You would expect that the head of the nation’s largest and wealthiest animal protection group would condemn shelter atrocities like those occurring in Los Angeles shelters:

* The abuse of a dog which occurred when a staff member at Los Angeles County’s animal control shelter kicked a dog who is being forcibly held upside down with a catch-all pole, hard wire noose wrapped around his neck.
* Or when another at this same shelter dragged a dog with a broken back.
* Or even when another dragged two dogs across hot asphalt.
* Or when others allowed a dog to starve and die in a filthy kennel.
* Or allowed rabbits to go without water.
* Or a sick puppy to languish without any care.
* Or allowed 80% of cat cages to intentionally be kept empty while the shelter kills 80% of all the cats it takes in.

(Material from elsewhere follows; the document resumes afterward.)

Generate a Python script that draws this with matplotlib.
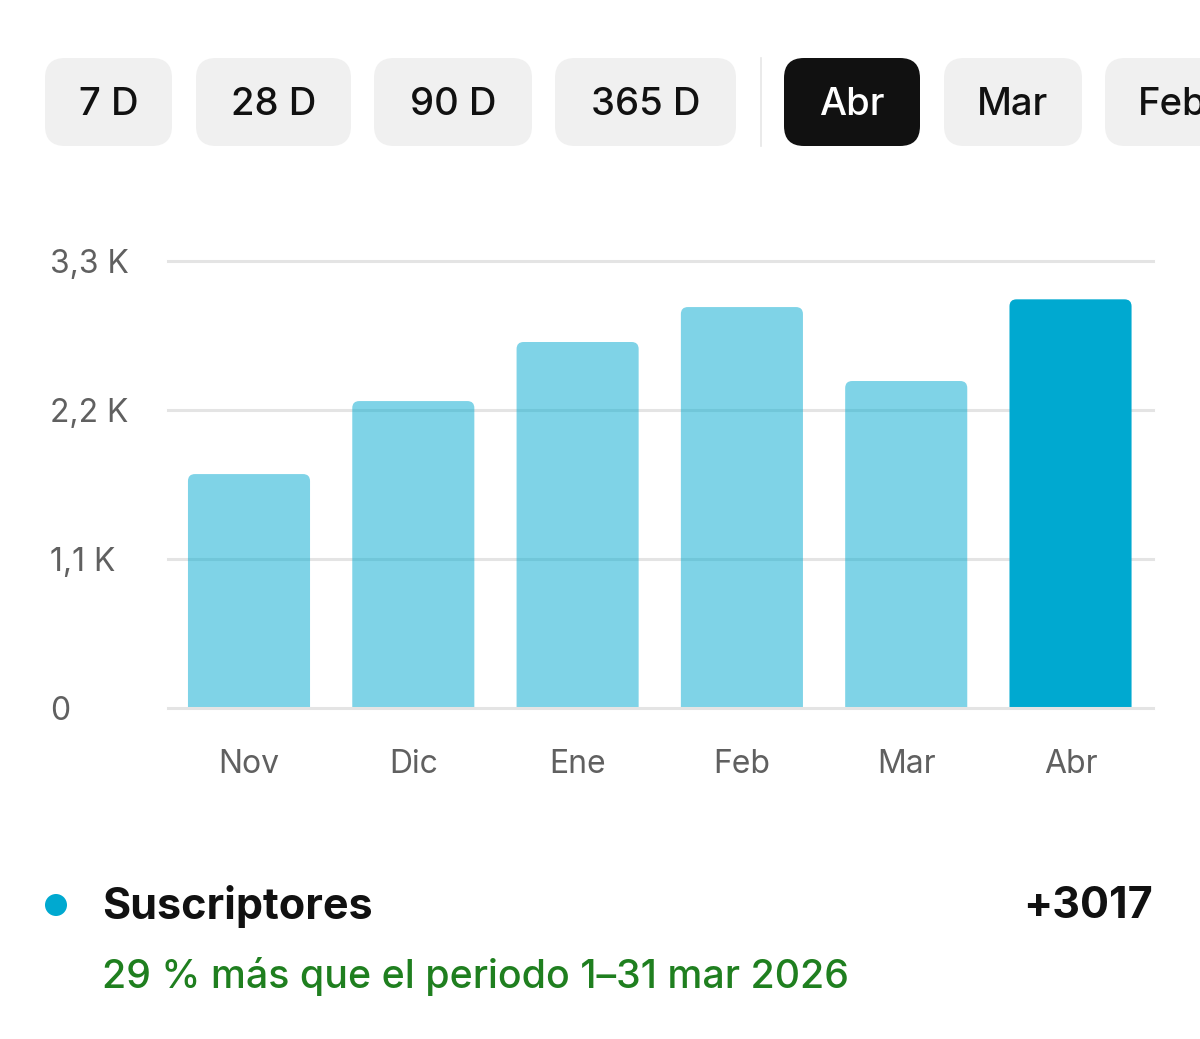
import matplotlib
matplotlib.use("Agg")
import matplotlib.pyplot as plt
from matplotlib.patches import FancyBboxPatch, Circle

# ---- data ----
months = ["Nov", "Dic", "Ene", "Feb", "Mar", "Abr"]
subscribers = [1727, 2266, 2702, 2960, 2414, 3017]
ytick_values = [0, 1100, 2200, 3300]
ytick_labels = ["0", "1,1 K", "2,2 K", "3,3 K"]
buttons = ["7 D", "28 D", "90 D", "365 D", "Abr", "Mar", "Feb"]
selected = "Abr"
legend_label = "Suscriptores"
legend_total = "+3017"
comparison = "29 % más que el periodo 1–31 mar 2026"

FONT = ["Inter", "DejaVu Sans"]
plt.rcParams["font.family"] = FONT

W, H = 1200, 1039
fig = plt.figure(figsize=(W / 100, H / 100), dpi=100)
fig.patch.set_facecolor("white")

# overlay axes in pixel coordinates for UI elements
ov = fig.add_axes([0, 0, 1, 1], zorder=0)
ov.set_xlim(0, W)
ov.set_ylim(H, 0)
ov.axis("off")

btn_x = [(45, 172), (196, 351), (374, 532), (555, 736), (784, 920), (944, 1082), (1105, 1240)]
for (x0, x1), lab in zip(btn_x, buttons):
    sel = lab == selected
    p = FancyBboxPatch((x0, 58), x1 - x0, 88,
                       boxstyle="round,pad=0,rounding_size=20",
                       facecolor="#111111" if sel else "#F0F0F0",
                       edgecolor="none", clip_on=False)
    ov.add_patch(p)
    ov.text((x0 + x1) / 2, 105, lab, ha="center", va="center",
            fontsize=27.5, fontweight="medium",
            color="white" if sel else "#111111", clip_on=True)
ov.plot([761, 761], [58, 146], color="#E6E6E6", lw=1.2)

# legend area
ov.add_patch(Circle((56, 905), 11, facecolor="#00A9D0", edgecolor="none"))
ov.text(102, 906, legend_label, ha="left", va="center", fontsize=31,
        fontweight="bold", color="#111111")
ov.text(1153, 906, legend_total, ha="right", va="center", fontsize=31,
        fontweight="bold", color="#111111")
ov.text(102, 977, comparison, ha="left", va="center", fontsize=28.3,
        fontweight="medium", color="#1F7F1F")

# ---- chart axes ----
left, right, top, bottom = 168, 1153, 261, 708
ax = fig.add_axes([left / W, 1 - bottom / H, (right - left) / W, (bottom - top) / H], zorder=1)
ax.set_facecolor("none")
xpad_l, xpad_r = 0.493, 0.502
ax.set_xlim(-xpad_l, len(months) - 1 + xpad_r)
ax.set_ylim(0, 3300)

units_per_px_x = (len(months) - 1 + xpad_l + xpad_r) / (right - left)
units_per_px_y = 3300 / (bottom - top)
bw = 0.743
r = 7 * units_per_px_x
for i, v in enumerate(subscribers):
    hl = months[i] == selected
    p = FancyBboxPatch((i - bw / 2, -200), bw, v + 200,
                       boxstyle=f"round,pad=0,rounding_size={r}",
                       mutation_aspect=units_per_px_y / units_per_px_x,
                       facecolor="#00A9D0", alpha=1.0 if hl else 0.5,
                       edgecolor="none", zorder=2)
    ax.add_patch(p)

for yv in ytick_values:
    ax.axhline(yv, color="#E4E4E4", lw=2.2, zorder=1 if yv else 3, clip_on=False)

for s in ax.spines.values():
    s.set_visible(False)
ax.set_yticks(ytick_values)
ax.set_yticklabels(ytick_labels)
ax.tick_params(axis="y", length=0, pad=118 * 0.72, labelsize=23, labelcolor="#606060")
for t in ax.get_yticklabels():
    t.set_ha("left")
ax.set_xticks(range(len(months)))
ax.set_xticklabels(months)
ax.tick_params(axis="x", length=0, pad=29.5, labelsize=23, labelcolor="#606060")

fig.savefig("out.png", dpi=100, facecolor="white")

But Pacelle does not condemn it.

He says nothing about it.

He does not fight it.

Given that we now have a formula for ending the killing and examples of it working successfully in several communities, it is our most pressing task to educate the animal loving public that they should expect and must demand better from their local shelter. Once this is accomplished, and the public and media are increasingly armed with the facts and knowledge necessary to see through the smokescreens HSUS puts up in defense of the status quo, self-preservation will demand that HSUS—as the largest animal protection organization in the nation—both embrace and champion an end to shelter killing as vociferously as it currently defends the status quo of killing.

When that finally happens, and new leadership at HSUS finally redirects that agency’s mission away from its current one—of defending their colleagues who are responsible for the high kill rates, abuse and neglect common in our nation’s animal shelters—back to its original purpose of protecting animals, only then will we be able to fully comprehend, by way of comparison, how very badly HSUS under Pacelle’s leadership is failing in its duty to our nation’s companion animals.

And while Pacelle currently condemns those who point out these realities and are working to reform our nation’s shelters as “mean-spirited,” it is through his own work to undermine No Kill that he himself is unwittingly writing the most uncomplimentary words which will eventually memorialize his tenure at HSUS.

Far from the champion of the furry and winged as the Los Angeles Times portrays, this is the real Wayne Pacelle, and this will be his enduring legacy to the millions of animals needlessly being slaughtered in shelters each year.

That is what I believe the Pacelle record shows. And I believe that is how history will remember Wayne Pacelle. To use his own words, it is tempting to call Wayne Pacelle nothing more than a “pimp for the industry” of shelter killing. But truth be told, one simple observation is more powerful than childish name calling. It is this: As a defender of animal killing, as someone who stands side-by-side with those responsible for slaughtering thousands of dogs and cats annually, Wayne Pacelle has no place running the nation’s largest and wealthiest organization that claims to speak on behalf of defenseless animals.